Light stimulation causes degeneration in rab7 heterozygotes, which can be rescued by expression of wild-type Rab7. Our new data reveal that endogenous levels of the CMT2B variants and even 50% below endogenous levels are sufficient to rescue this phenotype (new Figure 7). We conclude that we cannot easily mimic the precise dosage-dependence of the human condition in flies. This is consistent with our previous conclusions, as shown in the model figure (now Figure 8): We proposed that putative human heterozygotes, which have never been documented, are likely not viable, whereas the fly heterozygotes clearly are almost completely healthy. Adding 10-50% of a second rab7 copy, as is the case with the CMT2B variants, permits normal human development and function for years, but is not enough to prevent slow degeneration after 12 or more years as observed in patients. In contrast, in the fly the addition of 10-50% of rab7 function in the form of a CMT2B allele is sufficient to quantitatively rescue the degeneration phenotype within the limits our functional and morphology read-outs.

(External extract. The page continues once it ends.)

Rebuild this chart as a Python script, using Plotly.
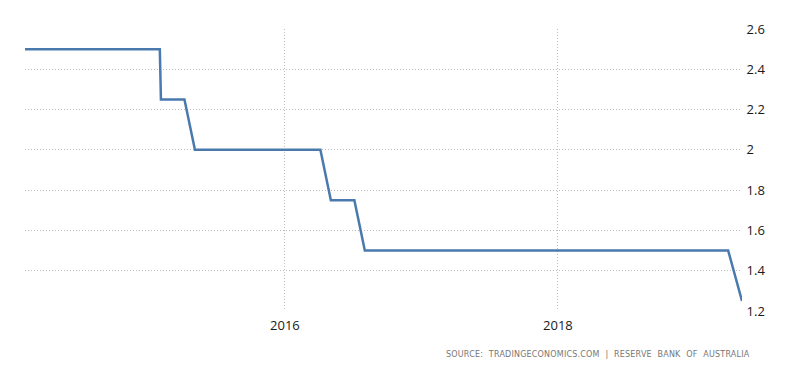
import plotly.graph_objects as go

dates = ["2014-02-04", "2015-01-31", "2015-02-03", "2015-04-07", "2015-05-05",
         "2016-04-05", "2016-05-03", "2016-07-05", "2016-08-02", "2019-04-02", "2019-05-09"]
values = [2.5, 2.5, 2.25, 2.25, 2.0, 2.0, 1.75, 1.75, 1.5, 1.5, 1.25]

y_ticks = [1.2, 1.4, 1.6, 1.8, 2.0, 2.2, 2.4, 2.6]
y_labels = ["1.2", "1.4", "1.6", "1.8", "2", "2.2", "2.4", "2.6"]
x_ticks = ["2016-01-01", "2018-01-01"]
x_labels = ["2016", "2018"]
source = "SOURCE: TRADINGECONOMICS.COM | RESERVE BANK OF AUSTRALIA"

fig = go.Figure(go.Scatter(
    x=dates, y=values, mode="lines",
    line=dict(color="#4a7aad", width=2.5),
    hoverinfo="x+y",
))

grid = dict(showgrid=True, gridcolor="#bdbdbd", griddash="1px,2px", gridwidth=1,
            zeroline=False, showline=False)

fig.update_xaxes(
    range=[dates[0], dates[-1]],
    tickvals=x_ticks, ticktext=x_labels,
    ticks="outside", ticklen=2, tickcolor="rgba(0,0,0,0)",
    tickfont=dict(family="Open Sans", size=13, color="#1a1a1a"),
    **grid,
)
fig.update_yaxes(
    range=[1.2, 2.6], side="right",
    tickvals=y_ticks, ticktext=y_labels,
    ticks="outside", ticklen=1, tickcolor="rgba(0,0,0,0)",
    tickfont=dict(family="Open Sans", size=13, color="#1a1a1a"),
    **grid,
)

fig.add_annotation(
    text='<span style="letter-spacing:0.2px;word-spacing:3px">' + source + '</span>',
    xref="paper", yref="paper", x=1.014, y=-0.155,
    xanchor="right", yanchor="middle", showarrow=False,
    font=dict(family="DejaVu Sans", size=8, color="#777"),
)

fig.update_layout(
    width=784, height=357,
    margin=dict(l=17, r=50, t=13, b=54),
    plot_bgcolor="white", paper_bgcolor="white",
    showlegend=False,
)

fig.write_html("out.html")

We conclude that the slow, dosage-dependent effect of a mild reduction of Rab7 function in patients that only leads to degeneration after 12-40 years is not easily modeled in Drosophila. This is a clear limit of the fly model. However, we would like to note that mimicking slow, adult-onset degeneration as it occurs in patients over many years is a problem in all animal models, including mouse models for numerous neurodegenerative diseases. Even a mouse model for mildly reduced Rab7 function may not precisely mimic the dosage-dependence and slow disease progression observed in human patients, and in cell culture equivalent experiments are impossible. We discuss this and other limits of the Drosophila model now in the revised Results as well as an extra Discussion section entitled ‘Limitations of the Drosophila model’.
Nonetheless, we still consider the experiment requested by the reviewers very valuable. Not a single one of the numerous previous cell culture overexpression papers on CMT2B provided any information on the level of CMT2B protein overexpression used in these studies. Since we can precisely quantify the level of expression of the CMT2B variants (in the endogenous expression pattern in an entire organism in vivo), we have also repeated the rescue/overexpression experiment with the CMT2B proteins with more than 10-fold overexpression. As shown in the new Figure 7, even more than 10-fold overexpression rescues and does not negatively affect neuronal function.
Taken together, we can make two strong and quantitative statements after these revision experiments. First, Rab7 CMT2B proteins at 50% less than endogenous heterozygous levels (corresponding to 25% of total Rab7 function) retain sufficient wild-type function to rescue rab7-dependent degeneration. Second, Rab7 CMT2B proteins at >10-fold overexpression rescue equally well and exhibit no toxic or other obvious gain-of-function effects. Together with our quantitative colocalization and live imaging experiments that show reduced function at 10-50% wild type levels, these data corroborate our conclusion that CMT2B proteins represent partial loss-of-function alleles with no toxic gain-of-function in Drosophila.